Sem maiores spoilers: o que começa com pequenos incômodos - dirigir em alta velocidade e bêbado, música alta, carne servida a vegetarianos - vai se avolumando conforme o tempo vai passando. O fato do pequeno Abel ter uma condição médica que lhe impede de falar (ele não tem parte da língua) é a menor das aflições propostas pelo roteiro tenso criado por Christian Tafdrup e seu irmão, Mads: a cada cena, em cada momento de desconforto sublinhado pela trilha sonora impecável e pela fotografia claustrofóbica, o filme parece desnudar, aos olhos do espectador, um pesadelo cujas consequências são inimagináveis. Quase uma fábula a respeito da tendência do ser humano em ser sociável - independentemente do que isso pode acarretar -, o filme transforma a atmosfera festiva de seus primeiros minutos em um sombrio conto de horror, onde os monstros não são seres do além ou assassinos mascarados, e sim o vizinho, o amigo, o colega de trabalho. E para isso, conta com duas duplas de atores sensacionais, que extrapolam sua aparência civilizada em sequências de deixar qualquer um se retorcendo na poltrona.

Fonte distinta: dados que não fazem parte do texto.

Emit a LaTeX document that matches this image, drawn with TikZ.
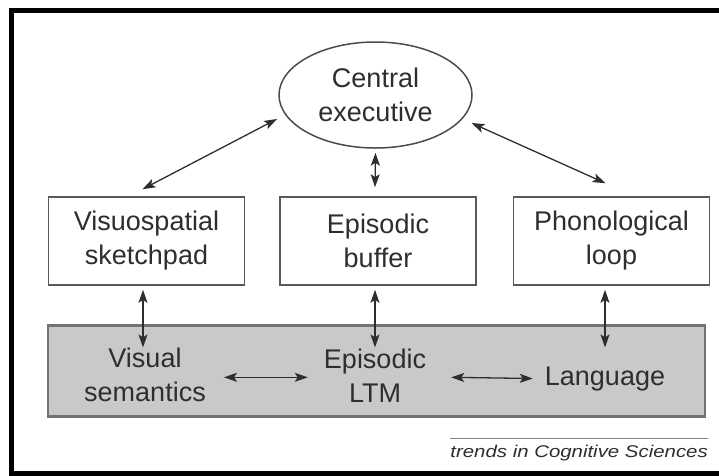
\documentclass[tikz,border=0pt]{standalone}
\usepackage{fontspec}
\setmainfont{Liberation Sans}
\newfontfamily\srcfont{Liberation Sans}[FakeStretch=1.2]
\usetikzlibrary{arrows.meta,calc,shapes.geometric}
\definecolor{inkc}{HTML}{2E2E2E}
\definecolor{bandfill}{HTML}{C9C9C9}
\begin{document}
\begin{tikzpicture}[x=1pt,y=-1pt,
  txt/.style={font=\fontsize{27}{34}\selectfont, text=inkc, align=center, inner sep=0pt},
  boxn/.style={draw=black!65, line width=1.6pt, minimum width=196pt, minimum height=88pt, txt},
  dbl/.style={{Stealth[length=13pt,width=9pt,inset=3pt]}-{Stealth[length=13pt,width=9pt,inset=3pt]}, line width=1.3pt, draw=inkc}]
\useasboundingbox (0,0) rectangle (719,475);
\fill[white] (0,0) rectangle (719,475);
\draw[line width=5pt] (11.8,10.5) rectangle (745,473);
% central executive
\node[ellipse, draw=black!70, line width=1.5pt, minimum width=193pt, minimum height=106pt, txt] (ce) at (375.5,95) {Central\\executive};
% slave systems
\node[boxn] (vs) at (146.5,241) {Visuospatial\\sketchpad};
\node[boxn] (eb) at (378,241) {Episodic\\buffer};
\node[boxn] (pl) at (611.5,241) {Phonological\\loop};
% long-term memory band
\node[fill=bandfill, draw=black!55, line width=2.2pt, minimum width=657pt, minimum height=91pt, inner sep=0pt] (ltm) at (376.5,371) {};
\node[txt] (vsem) at (145,375.3) {Visual\\semantics};
\node[txt] (elt) at (375,375.3) {Episodic\\LTM};
\node[txt, anchor=base] (lang) at (605,385) {Language};
% arrows from the executive
\draw[dbl] ($(vs.north)+(-4,-7)$) -- ($(ce.center)+(-98.5,24)$);
\draw[dbl] ($(ce.center)+(96,28)$) -- ($(pl.north)+(-6,-13)$);
\draw[dbl] ($(ce.south)+(0,4)$) -- ($(eb.north)+(-3,-9)$);
% arrows between buffers and LTM
\draw[dbl] ($(vsem.north |- vs.south)+(-2,4)$) -- ($(vsem.north |- ltm.north)+(-2,23)$);
\draw[dbl] ($(elt.north |- eb.south)+(0,4)$) -- ($(elt.north |- ltm.north)+(0,23)$);
\draw[dbl] ($(lang.north |- pl.south)+(0,4)$) -- ($(lang.north |- ltm.north)+(0,23)$);
% horizontal arrows
\draw[dbl] ($(vsem.east)+(18,2)$) -- ($(elt.west)+(-16,2)$);
\draw[dbl] ($(elt.east)+(25,2)$) -- ($(lang.west)+(-12,0)$);
% source
\node[anchor=base east, font=\srcfont\fontsize{17}{20}\selectfont\itshape, text=inkc, inner sep=0pt] (src) at (708,457) {trends in Cognitive Sciences};
\draw[black!50, line width=1pt] (450,438) -- (708,438);
\end{tikzpicture}
\end{document}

Casados na vida real, assim como no filme, Fedja van Huêt e Karina Smulders brilham como o casal anfitrião, transitando entre a docilidade e a opressão com sutileza rara. Na pele dos dinamarqueses pegos de surpresa em uma viagem praticamente surreal, Morten Burian e Sidsel Siem Koch vão do constrangimento ao desespero - levando junto o espectador, descrente do turbilhão de violência emocional que se acumula diante de seus olhos. Assim como em "Violência gratuita", que Lars Von Trier lançou com controvérsia em 1997, a angústia que surge em "Não fale o mal" não vem do horror explícito ou do sangue escorrendo: é a sensação da maldade, a certeza de que algo irrecuperável irá irromper na tela é que constrói toda a estrutura do filme. Aqueles que preferem um ritmo ágil, com reviravoltas a cada quinze minutos certamente irá se aborrecer com a confecção precisa da direção de Tafdrup, mas aqueles que procuram formas mais sutis de mexer com os nervos não conseguirá tirar da mente seu final ríspido e seco como um bom soco no estômago.